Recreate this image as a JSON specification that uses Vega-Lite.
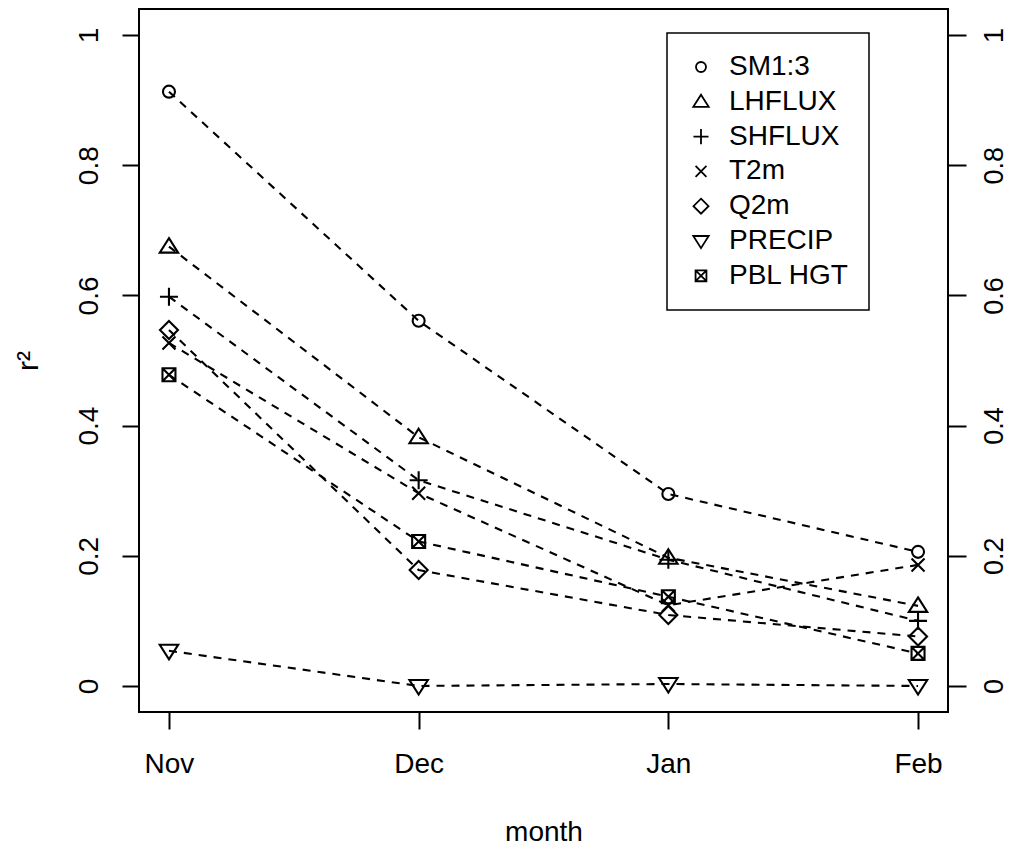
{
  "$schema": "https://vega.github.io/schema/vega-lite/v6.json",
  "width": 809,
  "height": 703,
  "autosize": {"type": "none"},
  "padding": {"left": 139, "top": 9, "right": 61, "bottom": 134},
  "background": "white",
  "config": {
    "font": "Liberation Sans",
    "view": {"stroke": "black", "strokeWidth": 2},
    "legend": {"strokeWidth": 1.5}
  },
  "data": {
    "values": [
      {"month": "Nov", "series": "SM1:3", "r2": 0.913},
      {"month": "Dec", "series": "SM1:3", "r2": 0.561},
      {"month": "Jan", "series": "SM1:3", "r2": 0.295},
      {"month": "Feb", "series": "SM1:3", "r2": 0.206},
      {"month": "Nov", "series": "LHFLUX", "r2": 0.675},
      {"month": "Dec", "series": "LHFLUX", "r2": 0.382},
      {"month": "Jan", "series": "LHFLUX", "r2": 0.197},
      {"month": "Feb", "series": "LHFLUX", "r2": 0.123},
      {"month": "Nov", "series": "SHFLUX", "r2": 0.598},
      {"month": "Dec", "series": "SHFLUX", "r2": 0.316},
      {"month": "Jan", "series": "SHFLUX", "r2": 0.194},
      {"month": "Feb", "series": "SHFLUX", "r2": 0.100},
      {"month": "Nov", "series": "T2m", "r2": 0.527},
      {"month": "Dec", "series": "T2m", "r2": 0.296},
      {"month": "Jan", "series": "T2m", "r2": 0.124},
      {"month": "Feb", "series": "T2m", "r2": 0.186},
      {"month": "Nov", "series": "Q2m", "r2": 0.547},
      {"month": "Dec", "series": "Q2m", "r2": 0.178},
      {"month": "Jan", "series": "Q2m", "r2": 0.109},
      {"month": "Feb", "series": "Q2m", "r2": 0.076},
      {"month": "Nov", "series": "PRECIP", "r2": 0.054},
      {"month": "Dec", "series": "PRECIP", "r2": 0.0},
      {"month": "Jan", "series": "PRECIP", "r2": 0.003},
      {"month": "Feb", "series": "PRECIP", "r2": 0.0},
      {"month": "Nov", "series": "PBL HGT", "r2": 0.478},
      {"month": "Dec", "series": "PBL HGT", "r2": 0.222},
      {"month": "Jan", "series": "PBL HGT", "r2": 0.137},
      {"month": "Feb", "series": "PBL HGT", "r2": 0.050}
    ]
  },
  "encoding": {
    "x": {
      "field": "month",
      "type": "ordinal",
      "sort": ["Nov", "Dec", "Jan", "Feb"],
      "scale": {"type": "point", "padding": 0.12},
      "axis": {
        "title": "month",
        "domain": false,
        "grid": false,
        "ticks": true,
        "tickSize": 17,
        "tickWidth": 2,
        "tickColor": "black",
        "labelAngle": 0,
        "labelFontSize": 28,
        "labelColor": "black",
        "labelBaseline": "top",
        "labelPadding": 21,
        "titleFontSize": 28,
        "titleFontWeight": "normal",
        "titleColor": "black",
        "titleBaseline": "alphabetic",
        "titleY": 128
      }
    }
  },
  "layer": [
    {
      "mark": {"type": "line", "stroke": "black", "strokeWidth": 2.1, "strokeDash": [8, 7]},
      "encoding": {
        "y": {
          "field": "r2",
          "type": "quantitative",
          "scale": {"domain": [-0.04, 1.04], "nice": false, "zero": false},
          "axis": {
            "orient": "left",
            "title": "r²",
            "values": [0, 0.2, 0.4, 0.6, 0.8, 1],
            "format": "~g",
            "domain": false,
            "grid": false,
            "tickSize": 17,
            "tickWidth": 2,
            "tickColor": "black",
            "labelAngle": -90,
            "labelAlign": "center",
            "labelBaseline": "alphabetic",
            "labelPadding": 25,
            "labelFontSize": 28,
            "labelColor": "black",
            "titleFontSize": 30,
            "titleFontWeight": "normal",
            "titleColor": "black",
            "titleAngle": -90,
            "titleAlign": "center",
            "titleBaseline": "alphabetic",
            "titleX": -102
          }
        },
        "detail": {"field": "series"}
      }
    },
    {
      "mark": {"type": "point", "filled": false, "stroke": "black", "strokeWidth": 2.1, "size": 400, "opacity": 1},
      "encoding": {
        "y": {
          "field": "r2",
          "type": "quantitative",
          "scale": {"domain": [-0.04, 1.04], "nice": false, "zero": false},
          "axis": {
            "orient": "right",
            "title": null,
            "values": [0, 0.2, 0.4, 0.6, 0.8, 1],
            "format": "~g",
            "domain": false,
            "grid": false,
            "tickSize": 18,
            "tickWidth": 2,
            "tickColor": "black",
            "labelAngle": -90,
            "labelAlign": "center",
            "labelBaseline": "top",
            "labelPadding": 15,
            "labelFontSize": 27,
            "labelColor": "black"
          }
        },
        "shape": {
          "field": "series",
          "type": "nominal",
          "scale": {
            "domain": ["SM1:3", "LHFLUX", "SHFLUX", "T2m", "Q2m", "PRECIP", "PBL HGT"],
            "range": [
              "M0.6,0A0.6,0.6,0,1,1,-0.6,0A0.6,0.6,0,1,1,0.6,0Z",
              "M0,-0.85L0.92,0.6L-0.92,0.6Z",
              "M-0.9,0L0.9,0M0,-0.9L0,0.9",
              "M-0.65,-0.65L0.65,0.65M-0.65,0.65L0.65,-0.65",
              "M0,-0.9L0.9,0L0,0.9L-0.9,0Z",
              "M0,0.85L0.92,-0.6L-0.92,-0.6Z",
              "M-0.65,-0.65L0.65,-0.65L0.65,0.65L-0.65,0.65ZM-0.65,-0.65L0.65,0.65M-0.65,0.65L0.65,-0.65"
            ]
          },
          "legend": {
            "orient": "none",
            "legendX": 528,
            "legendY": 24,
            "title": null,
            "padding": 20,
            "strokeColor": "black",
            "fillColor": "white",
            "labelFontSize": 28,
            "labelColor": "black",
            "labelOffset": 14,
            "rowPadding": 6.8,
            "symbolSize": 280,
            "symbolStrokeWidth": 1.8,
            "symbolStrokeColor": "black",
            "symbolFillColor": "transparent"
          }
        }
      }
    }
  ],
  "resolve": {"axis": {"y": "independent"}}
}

[YOUR OBJECTIVE] Retype each line of the listing above word for word. Exclude the pictures.

[EXERCISE RESPONSE]
Recreate this image as a JSON specification that uses Vega-Lite.
{
  "$schema": "https://vega.github.io/schema/vega-lite/v6.json",
  "width": 809,
  "height": 703,
  "autosize": {"type": "none"},
  "padding": {"left": 139, "top": 9, "right": 61, "bottom": 134},
  "background": "white",
  "config": {
    "font": "Liberation Sans",
    "view": {"stroke": "black", "strokeWidth": 2},
    "legend": {"strokeWidth": 1.5}
  },
  "data": {
    "values": [
      {"month": "Nov", "series": "SM1:3", "r2": 0.913},
      {"month": "Dec", "series": "SM1:3", "r2": 0.561},
      {"month": "Jan", "series": "SM1:3", "r2": 0.295},
      {"month": "Feb", "series": "SM1:3", "r2": 0.206},
      {"month": "Nov", "series": "LHFLUX", "r2": 0.675},
      {"month": "Dec", "series": "LHFLUX", "r2": 0.382},
      {"month": "Jan", "series": "LHFLUX", "r2": 0.197},
      {"month": "Feb", "series": "LHFLUX", "r2": 0.123},
      {"month": "Nov", "series": "SHFLUX", "r2": 0.598},
      {"month": "Dec", "series": "SHFLUX", "r2": 0.316},
      {"month": "Jan", "series": "SHFLUX", "r2": 0.194},
      {"month": "Feb", "series": "SHFLUX", "r2": 0.100},
      {"month": "Nov", "series": "T2m", "r2": 0.527},
      {"month": "Dec", "series": "T2m", "r2": 0.296},
      {"month": "Jan", "series": "T2m", "r2": 0.124},
      {"month": "Feb", "series": "T2m", "r2": 0.186},
      {"month": "Nov", "series": "Q2m", "r2": 0.547},
      {"month": "Dec", "series": "Q2m", "r2": 0.178},
      {"month": "Jan", "series": "Q2m", "r2": 0.109},
      {"month": "Feb", "series": "Q2m", "r2": 0.076},
      {"month": "Nov", "series": "PRECIP", "r2": 0.054},
      {"month": "Dec", "series": "PRECIP", "r2": 0.0},
      {"month": "Jan", "series": "PRECIP", "r2": 0.003},
      {"month": "Feb", "series": "PRECIP", "r2": 0.0},
      {"month": "Nov", "series": "PBL HGT", "r2": 0.478},
      {"month": "Dec", "series": "PBL HGT", "r2": 0.222},
      {"month": "Jan", "series": "PBL HGT", "r2": 0.137},
      {"month": "Feb", "series": "PBL HGT", "r2": 0.050}
    ]
  },
  "encoding": {
    "x": {
      "field": "month",
      "type": "ordinal",
      "sort": ["Nov", "Dec", "Jan", "Feb"],
      "scale": {"type": "point", "padding": 0.12},
      "axis": {
        "title": "month",
        "domain": false,
        "grid": false,
        "ticks": true,
        "tickSize": 17,
        "tickWidth": 2,
        "tickColor": "black",
        "labelAngle": 0,
        "labelFontSize": 28,
        "labelColor": "black",
        "labelBaseline": "top",
        "labelPadding": 21,
        "titleFontSize": 28,
        "titleFontWeight": "normal",
        "titleColor": "black",
        "titleBaseline": "alphabetic",
        "titleY": 128
      }
    }
  },
  "layer": [
    {
      "mark": {"type": "line", "stroke": "black", "strokeWidth": 2.1, "strokeDash": [8, 7]},
      "encoding": {
        "y": {
          "field": "r2",
          "type": "quantitative",
          "scale": {"domain": [-0.04, 1.04], "nice": false, "zero": false},
          "axis": {
            "orient": "left",
            "title": "r²",
            "values": [0, 0.2, 0.4, 0.6, 0.8, 1],
            "format": "~g",
            "domain": false,
            "grid": false,
            "tickSize": 17,
            "tickWidth": 2,
            "tickColor": "black",
            "labelAngle": -90,
            "labelAlign": "center",
            "labelBaseline": "alphabetic",
            "labelPadding": 25,
            "labelFontSize": 28,
            "labelColor": "black",
            "titleFontSize": 30,
            "titleFontWeight": "normal",
            "titleColor": "black",
            "titleAngle": -90,
            "titleAlign": "center",
            "titleBaseline": "alphabetic",
            "titleX": -102
          }
        },
        "detail": {"field": "series"}
      }
    },
    {
      "mark": {"type": "point", "filled": false, "stroke": "black", "strokeWidth": 2.1, "size": 400, "opacity": 1},
      "encoding": {
        "y": {
          "field": "r2",
          "type": "quantitative",
          "scale": {"domain": [-0.04, 1.04], "nice": false, "zero": false},
          "axis": {
            "orient": "right",
            "title": null,
            "values": [0, 0.2, 0.4, 0.6, 0.8, 1],
            "format": "~g",
            "domain": false,
            "grid": false,
            "tickSize": 18,
            "tickWidth": 2,
            "tickColor": "black",
            "labelAngle": -90,
            "labelAlign": "center",
            "labelBaseline": "top",
            "labelPadding": 15,
            "labelFontSize": 27,
            "labelColor": "black"
          }
        },
        "shape": {
          "field": "series",
          "type": "nominal",
          "scale": {
            "domain": ["SM1:3", "LHFLUX", "SHFLUX", "T2m", "Q2m", "PRECIP", "PBL HGT"],
            "range": [
              "M0.6,0A0.6,0.6,0,1,1,-0.6,0A0.6,0.6,0,1,1,0.6,0Z",
              "M0,-0.85L0.92,0.6L-0.92,0.6Z",
              "M-0.9,0L0.9,0M0,-0.9L0,0.9",
              "M-0.65,-0.65L0.65,0.65M-0.65,0.65L0.65,-0.65",
              "M0,-0.9L0.9,0L0,0.9L-0.9,0Z",
              "M0,0.85L0.92,-0.6L-0.92,-0.6Z",
              "M-0.65,-0.65L0.65,-0.65L0.65,0.65L-0.65,0.65ZM-0.65,-0.65L0.65,0.65M-0.65,0.65L0.65,-0.65"
            ]
          },
          "legend": {
            "orient": "none",
            "legendX": 528,
            "legendY": 24,
            "title": null,
            "padding": 20,
            "strokeColor": "black",
            "fillColor": "white",
            "labelFontSize": 28,
            "labelColor": "black",
            "labelOffset": 14,
            "rowPadding": 6.8,
            "symbolSize": 280,
            "symbolStrokeWidth": 1.8,
            "symbolStrokeColor": "black",
            "symbolFillColor": "transparent"
          }
        }
      }
    }
  ],
  "resolve": {"axis": {"y": "independent"}}
}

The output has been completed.